Given problem
Carry none of the pictures over; write out the complete data exactly.

Data block

* begin *

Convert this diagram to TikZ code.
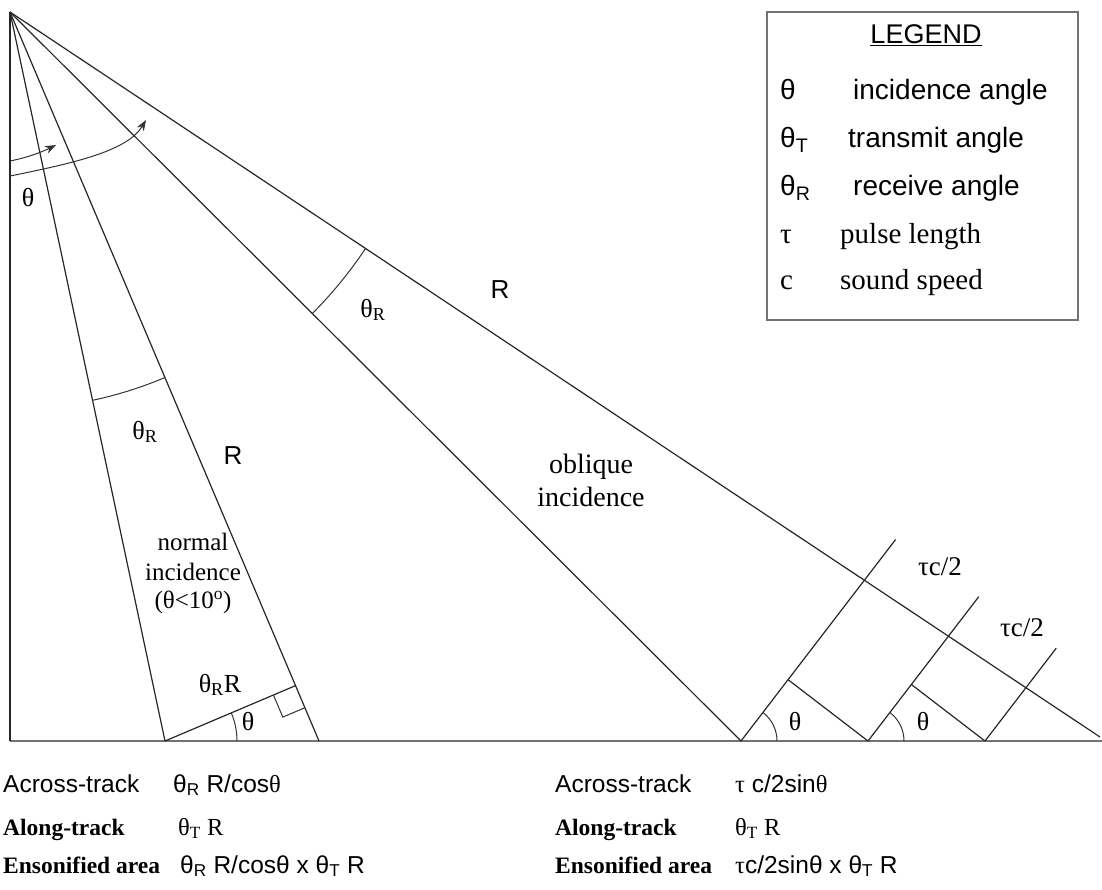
\documentclass[tikz,border=0pt]{standalone}
\usepackage{fontspec}
\setmainfont{Liberation Serif}
\newfontfamily\ar{Liberation Sans}
\usetikzlibrary{calc,arrows.meta}
\newcommand\fs[1]{\fontsize{#1}{#1}\selectfont}
\begin{document}
\begin{tikzpicture}[x=1pt,y=-1pt,
  beam/.style={line width=1.2pt,black!85},
  fine/.style={line width=1pt,black!80},
  seabed/.style={line width=1.6pt,black!55},
  legbox/.style={line width=1.3pt,black!55},
  arr/.style={fine,-{Stealth[length=11pt,width=8pt]}},
  lab/.style={inner sep=0pt,font=\fs{26}},
  slab/.style={inner sep=0pt,font=\ar\fs{26}},
  leg/.style={inner sep=0pt,anchor=base west,font=\ar\fs{28}},
  legs/.style={inner sep=0pt,anchor=base west,font=\fs{29}},
  bot/.style={inner sep=0pt,anchor=base west,font=\ar\fs{24.5}},
  bots/.style={inner sep=0pt,anchor=base west,font=\bfseries\fs{23.5}},
  botr/.style={inner sep=0pt,anchor=base west,font=\fs{24.5}}]
\useasboundingbox (0,0) rectangle (1102,890);
% points
\coordinate (A) at (10,12);
\coordinate (B0) at (10,741);
\coordinate (B1) at (165,741);
\coordinate (B2) at (319,741);
\coordinate (B3) at (741,741);
\coordinate (B4) at (1100,737);
\coordinate (SE) at (1102,741);
\coordinate (C2) at (868,741);
\coordinate (C3) at (985,741);
\coordinate (W1) at ($(B3)+(-52.5:254)$);
\coordinate (W2) at ($(C2)+(-52.5:182)$);
\coordinate (W3) at ($(C3)+(-52.5:117)$);
\coordinate (S1) at ($(B3)!(C2)!(W1)$);
\coordinate (S2) at ($(C2)!(C3)!(W2)$);
\coordinate (F) at ($(A)!(B1)!(B2)$);
\coordinate (P1) at ($(F)!24pt!(B1)$);
\coordinate (P2) at ($(F)!24pt!(B2)$);
\coordinate (PC) at ($(P1)+(P2)-(F)$);
% seabed
\draw[seabed] (B0) -- (SE);
% beams
\draw[beam] (A) -- (B0);
\draw[beam] (A) -- (B1);
\draw[beam] (A) -- (B2);
\draw[beam] (A) -- (B3);
\draw[beam] (A) -- (B4);
% normal incidence footprint
\draw[beam] (B1) -- (F);
\draw[fine] (P1) -- (PC) -- (P2);
\draw[fine] ([shift={(B1)}]0:72) arc[start angle=0,end angle=-22.97,radius=72];
% receive angle arcs
\draw[fine] ([shift={(A)}]78.0:397) arc[start angle=78.0,end angle=67.03,radius=397];
\draw[fine] ([shift={(A)}]44.92:427) arc[start angle=44.92,end angle=33.63,radius=427];
% oblique wavefronts
\draw[beam] (B3) -- (W1);
\draw[beam] (C2) -- (W2);
\draw[beam] (C3) -- (W3);
\draw[beam] (C2) -- (S1);
\draw[beam] (C3) -- (S2);
\draw[fine] ([shift={(B3)}]0:36) arc[start angle=0,end angle=-52.5,radius=36];
\draw[fine] ([shift={(C2)}]0:36) arc[start angle=0,end angle=-52.5,radius=36];
% incidence angle arrows
\coordinate (a1s) at (10,161);
\coordinate (a1e) at (56,145);
\coordinate (a2s) at (10,176);
\coordinate (a2e) at (146,120);
\draw[arr] (a1s) .. controls (30,157) and (44,151) .. (a1e);
\draw[arr] (a2s) .. controls (80,162) and (128,150) .. (a2e);
% diagram labels
\node[lab] (th0) at (28,198) {θ};
\node[lab] (thr1) at (145,432) {θ\textsubscript{R}};
\node[slab] (r1) at (233,456) {R};
\node[lab,font=\fs{25}] (ni1) at (193,542) {normal};
\node[lab,font=\fs{25}] (ni2) at (193,572) {incidence};
\node[lab,font=\fs{25}] (ni3) at (193,602) {(θ<10\textsuperscript{o})};
\node[lab] (thrr) at (220,685) {θ\textsubscript{R}R};
\node[lab] (th1) at (248,722) {θ};
\node[lab] (thr2) at (373,310) {θ\textsubscript{R}};
\node[slab] (r2) at (500,290) {R};
\node[lab,font=\fs{28}] (ob1) at (591,467) {oblique};
\node[lab,font=\fs{28}] (ob2) at (591,497) {incidence};
\node[lab,font=\fs{27}] (tc1) at (940,567) {τc/2};
\node[lab,font=\fs{27}] (tc2) at (1022,628) {τc/2};
\node[lab] (th2) at (795,722) {θ};
\node[lab] (th3) at (923,722) {θ};
% legend
\draw[legbox] (767,12) rectangle (1078,320);
\node[inner sep=0pt,anchor=base,font=\ar\fs{27}] (lg) at (926,44) {\underline{LEGEND}};
\node[leg] (l1a) at (780,100) {θ};
\node[leg] (l1b) at (853,100) {incidence angle};
\node[leg] (l2a) at (780,148) {θ\textsubscript{T}};
\node[leg] (l2b) at (848,148) {transmit angle};
\node[leg] (l3a) at (780,196) {θ\textsubscript{R}};
\node[leg] (l3b) at (853,196) {receive angle};
\node[legs] (l4a) at (780,244) {τ};
\node[legs] (l4b) at (840,244) {pulse length};
\node[legs] (l5a) at (780,290) {c};
\node[legs] (l5b) at (840,290) {sound speed};
% bottom text, left
\node[bot] (b1a) at (3,792) {Across-track};
\node[bot] (b1b) at (173,792) {θ\textsubscript{R} R/cos{\rmfamily θ}};
\node[bots] (b2a) at (3,835) {Along-track};
\node[botr] (b2b) at (178,835) {θ\textsubscript{T} R};
\node[bots] (b3a) at (3,873) {Ensonified area};
\node[bot] (b3b) at (180,873) {θ\textsubscript{R} R/cosθ x θ\textsubscript{T} R};
% bottom text, right
\node[bot] (b4a) at (555,792) {Across-track};
\node[bot] (b4b) at (735,792) {{\rmfamily τ} c/2sin{\rmfamily θ}};
\node[bots] (b5a) at (555,835) {Along-track};
\node[botr] (b5b) at (735,835) {θ\textsubscript{T} R};
\node[bots] (b6a) at (555,873) {Ensonified area};
\node[bot] (b6b) at (735,873) {{\rmfamily τ}c/2sinθ x θ\textsubscript{T} R};
\end{tikzpicture}
\end{document}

* end *

Result
Convert this diagram to TikZ code.
\documentclass[tikz,border=0pt]{standalone}
\usepackage{fontspec}
\setmainfont{Liberation Serif}
\newfontfamily\ar{Liberation Sans}
\usetikzlibrary{calc,arrows.meta}
\newcommand\fs[1]{\fontsize{#1}{#1}\selectfont}
\begin{document}
\begin{tikzpicture}[x=1pt,y=-1pt,
  beam/.style={line width=1.2pt,black!85},
  fine/.style={line width=1pt,black!80},
  seabed/.style={line width=1.6pt,black!55},
  legbox/.style={line width=1.3pt,black!55},
  arr/.style={fine,-{Stealth[length=11pt,width=8pt]}},
  lab/.style={inner sep=0pt,font=\fs{26}},
  slab/.style={inner sep=0pt,font=\ar\fs{26}},
  leg/.style={inner sep=0pt,anchor=base west,font=\ar\fs{28}},
  legs/.style={inner sep=0pt,anchor=base west,font=\fs{29}},
  bot/.style={inner sep=0pt,anchor=base west,font=\ar\fs{24.5}},
  bots/.style={inner sep=0pt,anchor=base west,font=\bfseries\fs{23.5}},
  botr/.style={inner sep=0pt,anchor=base west,font=\fs{24.5}}]
\useasboundingbox (0,0) rectangle (1102,890);
% points
\coordinate (A) at (10,12);
\coordinate (B0) at (10,741);
\coordinate (B1) at (165,741);
\coordinate (B2) at (319,741);
\coordinate (B3) at (741,741);
\coordinate (B4) at (1100,737);
\coordinate (SE) at (1102,741);
\coordinate (C2) at (868,741);
\coordinate (C3) at (985,741);
\coordinate (W1) at ($(B3)+(-52.5:254)$);
\coordinate (W2) at ($(C2)+(-52.5:182)$);
\coordinate (W3) at ($(C3)+(-52.5:117)$);
\coordinate (S1) at ($(B3)!(C2)!(W1)$);
\coordinate (S2) at ($(C2)!(C3)!(W2)$);
\coordinate (F) at ($(A)!(B1)!(B2)$);
\coordinate (P1) at ($(F)!24pt!(B1)$);
\coordinate (P2) at ($(F)!24pt!(B2)$);
\coordinate (PC) at ($(P1)+(P2)-(F)$);
% seabed
\draw[seabed] (B0) -- (SE);
% beams
\draw[beam] (A) -- (B0);
\draw[beam] (A) -- (B1);
\draw[beam] (A) -- (B2);
\draw[beam] (A) -- (B3);
\draw[beam] (A) -- (B4);
% normal incidence footprint
\draw[beam] (B1) -- (F);
\draw[fine] (P1) -- (PC) -- (P2);
\draw[fine] ([shift={(B1)}]0:72) arc[start angle=0,end angle=-22.97,radius=72];
% receive angle arcs
\draw[fine] ([shift={(A)}]78.0:397) arc[start angle=78.0,end angle=67.03,radius=397];
\draw[fine] ([shift={(A)}]44.92:427) arc[start angle=44.92,end angle=33.63,radius=427];
% oblique wavefronts
\draw[beam] (B3) -- (W1);
\draw[beam] (C2) -- (W2);
\draw[beam] (C3) -- (W3);
\draw[beam] (C2) -- (S1);
\draw[beam] (C3) -- (S2);
\draw[fine] ([shift={(B3)}]0:36) arc[start angle=0,end angle=-52.5,radius=36];
\draw[fine] ([shift={(C2)}]0:36) arc[start angle=0,end angle=-52.5,radius=36];
% incidence angle arrows
\coordinate (a1s) at (10,161);
\coordinate (a1e) at (56,145);
\coordinate (a2s) at (10,176);
\coordinate (a2e) at (146,120);
\draw[arr] (a1s) .. controls (30,157) and (44,151) .. (a1e);
\draw[arr] (a2s) .. controls (80,162) and (128,150) .. (a2e);
% diagram labels
\node[lab] (th0) at (28,198) {θ};
\node[lab] (thr1) at (145,432) {θ\textsubscript{R}};
\node[slab] (r1) at (233,456) {R};
\node[lab,font=\fs{25}] (ni1) at (193,542) {normal};
\node[lab,font=\fs{25}] (ni2) at (193,572) {incidence};
\node[lab,font=\fs{25}] (ni3) at (193,602) {(θ<10\textsuperscript{o})};
\node[lab] (thrr) at (220,685) {θ\textsubscript{R}R};
\node[lab] (th1) at (248,722) {θ};
\node[lab] (thr2) at (373,310) {θ\textsubscript{R}};
\node[slab] (r2) at (500,290) {R};
\node[lab,font=\fs{28}] (ob1) at (591,467) {oblique};
\node[lab,font=\fs{28}] (ob2) at (591,497) {incidence};
\node[lab,font=\fs{27}] (tc1) at (940,567) {τc/2};
\node[lab,font=\fs{27}] (tc2) at (1022,628) {τc/2};
\node[lab] (th2) at (795,722) {θ};
\node[lab] (th3) at (923,722) {θ};
% legend
\draw[legbox] (767,12) rectangle (1078,320);
\node[inner sep=0pt,anchor=base,font=\ar\fs{27}] (lg) at (926,44) {\underline{LEGEND}};
\node[leg] (l1a) at (780,100) {θ};
\node[leg] (l1b) at (853,100) {incidence angle};
\node[leg] (l2a) at (780,148) {θ\textsubscript{T}};
\node[leg] (l2b) at (848,148) {transmit angle};
\node[leg] (l3a) at (780,196) {θ\textsubscript{R}};
\node[leg] (l3b) at (853,196) {receive angle};
\node[legs] (l4a) at (780,244) {τ};
\node[legs] (l4b) at (840,244) {pulse length};
\node[legs] (l5a) at (780,290) {c};
\node[legs] (l5b) at (840,290) {sound speed};
% bottom text, left
\node[bot] (b1a) at (3,792) {Across-track};
\node[bot] (b1b) at (173,792) {θ\textsubscript{R} R/cos{\rmfamily θ}};
\node[bots] (b2a) at (3,835) {Along-track};
\node[botr] (b2b) at (178,835) {θ\textsubscript{T} R};
\node[bots] (b3a) at (3,873) {Ensonified area};
\node[bot] (b3b) at (180,873) {θ\textsubscript{R} R/cosθ x θ\textsubscript{T} R};
% bottom text, right
\node[bot] (b4a) at (555,792) {Across-track};
\node[bot] (b4b) at (735,792) {{\rmfamily τ} c/2sin{\rmfamily θ}};
\node[bots] (b5a) at (555,835) {Along-track};
\node[botr] (b5b) at (735,835) {θ\textsubscript{T} R};
\node[bots] (b6a) at (555,873) {Ensonified area};
\node[bot] (b6b) at (735,873) {{\rmfamily τ}c/2sinθ x θ\textsubscript{T} R};
\end{tikzpicture}
\end{document}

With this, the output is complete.